- [STATED PROBLEM] Without the pictures, write out all the lines below exactly as they appear.
Start
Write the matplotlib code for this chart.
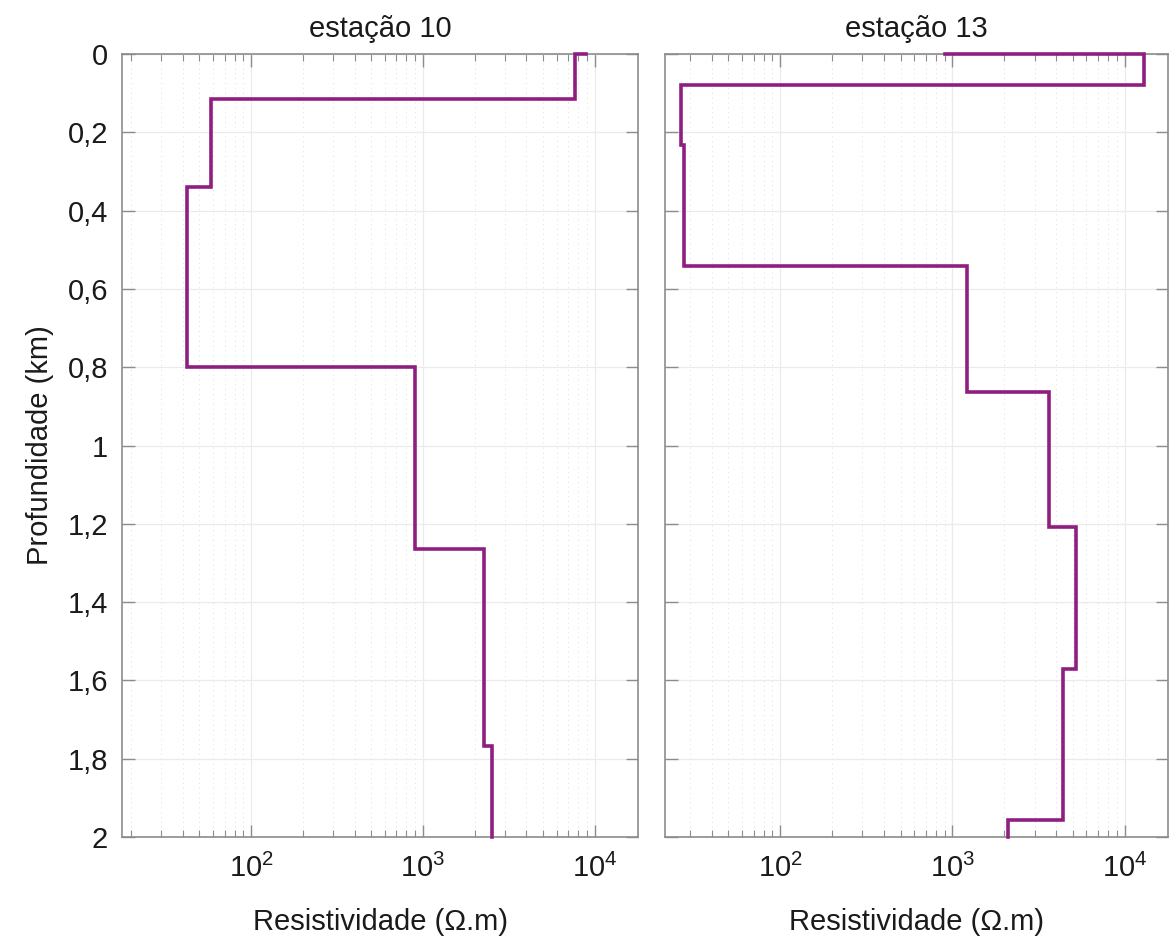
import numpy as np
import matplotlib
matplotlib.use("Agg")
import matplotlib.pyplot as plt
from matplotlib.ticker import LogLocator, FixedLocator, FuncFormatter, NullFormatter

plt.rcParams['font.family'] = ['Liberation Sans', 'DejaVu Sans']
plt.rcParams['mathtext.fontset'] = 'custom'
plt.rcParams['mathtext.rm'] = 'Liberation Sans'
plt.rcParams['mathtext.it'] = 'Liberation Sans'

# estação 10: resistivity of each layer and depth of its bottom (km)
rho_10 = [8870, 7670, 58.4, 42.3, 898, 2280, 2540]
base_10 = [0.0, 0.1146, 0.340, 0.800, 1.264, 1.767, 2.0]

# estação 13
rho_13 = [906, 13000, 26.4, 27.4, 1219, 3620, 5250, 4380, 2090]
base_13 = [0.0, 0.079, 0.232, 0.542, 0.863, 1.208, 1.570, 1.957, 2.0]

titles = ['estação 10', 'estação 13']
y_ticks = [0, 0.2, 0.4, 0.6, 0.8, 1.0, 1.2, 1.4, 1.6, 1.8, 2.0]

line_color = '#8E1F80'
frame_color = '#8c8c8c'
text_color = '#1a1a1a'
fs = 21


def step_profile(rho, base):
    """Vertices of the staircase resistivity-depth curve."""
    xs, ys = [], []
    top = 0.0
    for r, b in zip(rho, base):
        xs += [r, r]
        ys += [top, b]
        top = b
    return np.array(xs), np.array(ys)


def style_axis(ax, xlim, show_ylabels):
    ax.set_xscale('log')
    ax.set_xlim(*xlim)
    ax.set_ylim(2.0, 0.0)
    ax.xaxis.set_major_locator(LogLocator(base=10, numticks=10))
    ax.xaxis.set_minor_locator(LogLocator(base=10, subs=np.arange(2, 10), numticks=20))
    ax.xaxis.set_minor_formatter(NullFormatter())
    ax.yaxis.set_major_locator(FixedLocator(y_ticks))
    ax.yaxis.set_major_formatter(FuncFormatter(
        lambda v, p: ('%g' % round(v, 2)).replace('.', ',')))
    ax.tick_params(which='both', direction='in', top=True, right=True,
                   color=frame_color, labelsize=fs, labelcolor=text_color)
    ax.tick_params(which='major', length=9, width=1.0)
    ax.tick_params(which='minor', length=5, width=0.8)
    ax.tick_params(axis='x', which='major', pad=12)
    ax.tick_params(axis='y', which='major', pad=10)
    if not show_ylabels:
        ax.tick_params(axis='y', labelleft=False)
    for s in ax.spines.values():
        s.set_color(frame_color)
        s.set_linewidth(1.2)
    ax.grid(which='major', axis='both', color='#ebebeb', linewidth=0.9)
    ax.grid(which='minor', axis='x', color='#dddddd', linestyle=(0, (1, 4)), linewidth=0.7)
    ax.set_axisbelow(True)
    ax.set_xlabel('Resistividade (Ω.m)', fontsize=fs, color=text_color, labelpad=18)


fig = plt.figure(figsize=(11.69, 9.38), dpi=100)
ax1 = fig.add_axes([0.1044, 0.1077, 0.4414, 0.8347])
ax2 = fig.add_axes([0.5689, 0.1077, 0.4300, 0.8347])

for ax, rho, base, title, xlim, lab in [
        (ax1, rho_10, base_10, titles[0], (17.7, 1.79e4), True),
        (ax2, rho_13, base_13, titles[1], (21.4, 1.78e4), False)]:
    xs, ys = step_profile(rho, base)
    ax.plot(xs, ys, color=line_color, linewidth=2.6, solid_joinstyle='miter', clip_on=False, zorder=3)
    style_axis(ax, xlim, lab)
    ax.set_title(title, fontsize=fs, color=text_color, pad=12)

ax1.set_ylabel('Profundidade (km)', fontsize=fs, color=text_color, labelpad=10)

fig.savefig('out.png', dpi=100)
End
- [RESPONSE BELOW]
Write the matplotlib code for this chart.
import numpy as np
import matplotlib
matplotlib.use("Agg")
import matplotlib.pyplot as plt
from matplotlib.ticker import LogLocator, FixedLocator, FuncFormatter, NullFormatter

plt.rcParams['font.family'] = ['Liberation Sans', 'DejaVu Sans']
plt.rcParams['mathtext.fontset'] = 'custom'
plt.rcParams['mathtext.rm'] = 'Liberation Sans'
plt.rcParams['mathtext.it'] = 'Liberation Sans'

# estação 10: resistivity of each layer and depth of its bottom (km)
rho_10 = [8870, 7670, 58.4, 42.3, 898, 2280, 2540]
base_10 = [0.0, 0.1146, 0.340, 0.800, 1.264, 1.767, 2.0]

# estação 13
rho_13 = [906, 13000, 26.4, 27.4, 1219, 3620, 5250, 4380, 2090]
base_13 = [0.0, 0.079, 0.232, 0.542, 0.863, 1.208, 1.570, 1.957, 2.0]

titles = ['estação 10', 'estação 13']
y_ticks = [0, 0.2, 0.4, 0.6, 0.8, 1.0, 1.2, 1.4, 1.6, 1.8, 2.0]

line_color = '#8E1F80'
frame_color = '#8c8c8c'
text_color = '#1a1a1a'
fs = 21


def step_profile(rho, base):
    """Vertices of the staircase resistivity-depth curve."""
    xs, ys = [], []
    top = 0.0
    for r, b in zip(rho, base):
        xs += [r, r]
        ys += [top, b]
        top = b
    return np.array(xs), np.array(ys)


def style_axis(ax, xlim, show_ylabels):
    ax.set_xscale('log')
    ax.set_xlim(*xlim)
    ax.set_ylim(2.0, 0.0)
    ax.xaxis.set_major_locator(LogLocator(base=10, numticks=10))
    ax.xaxis.set_minor_locator(LogLocator(base=10, subs=np.arange(2, 10), numticks=20))
    ax.xaxis.set_minor_formatter(NullFormatter())
    ax.yaxis.set_major_locator(FixedLocator(y_ticks))
    ax.yaxis.set_major_formatter(FuncFormatter(
        lambda v, p: ('%g' % round(v, 2)).replace('.', ',')))
    ax.tick_params(which='both', direction='in', top=True, right=True,
                   color=frame_color, labelsize=fs, labelcolor=text_color)
    ax.tick_params(which='major', length=9, width=1.0)
    ax.tick_params(which='minor', length=5, width=0.8)
    ax.tick_params(axis='x', which='major', pad=12)
    ax.tick_params(axis='y', which='major', pad=10)
    if not show_ylabels:
        ax.tick_params(axis='y', labelleft=False)
    for s in ax.spines.values():
        s.set_color(frame_color)
        s.set_linewidth(1.2)
    ax.grid(which='major', axis='both', color='#ebebeb', linewidth=0.9)
    ax.grid(which='minor', axis='x', color='#dddddd', linestyle=(0, (1, 4)), linewidth=0.7)
    ax.set_axisbelow(True)
    ax.set_xlabel('Resistividade (Ω.m)', fontsize=fs, color=text_color, labelpad=18)


fig = plt.figure(figsize=(11.69, 9.38), dpi=100)
ax1 = fig.add_axes([0.1044, 0.1077, 0.4414, 0.8347])
ax2 = fig.add_axes([0.5689, 0.1077, 0.4300, 0.8347])

for ax, rho, base, title, xlim, lab in [
        (ax1, rho_10, base_10, titles[0], (17.7, 1.79e4), True),
        (ax2, rho_13, base_13, titles[1], (21.4, 1.78e4), False)]:
    xs, ys = step_profile(rho, base)
    ax.plot(xs, ys, color=line_color, linewidth=2.6, solid_joinstyle='miter', clip_on=False, zorder=3)
    style_axis(ax, xlim, lab)
    ax.set_title(title, fontsize=fs, color=text_color, pad=12)

ax1.set_ylabel('Profundidade (km)', fontsize=fs, color=text_color, labelpad=10)

fig.savefig('out.png', dpi=100)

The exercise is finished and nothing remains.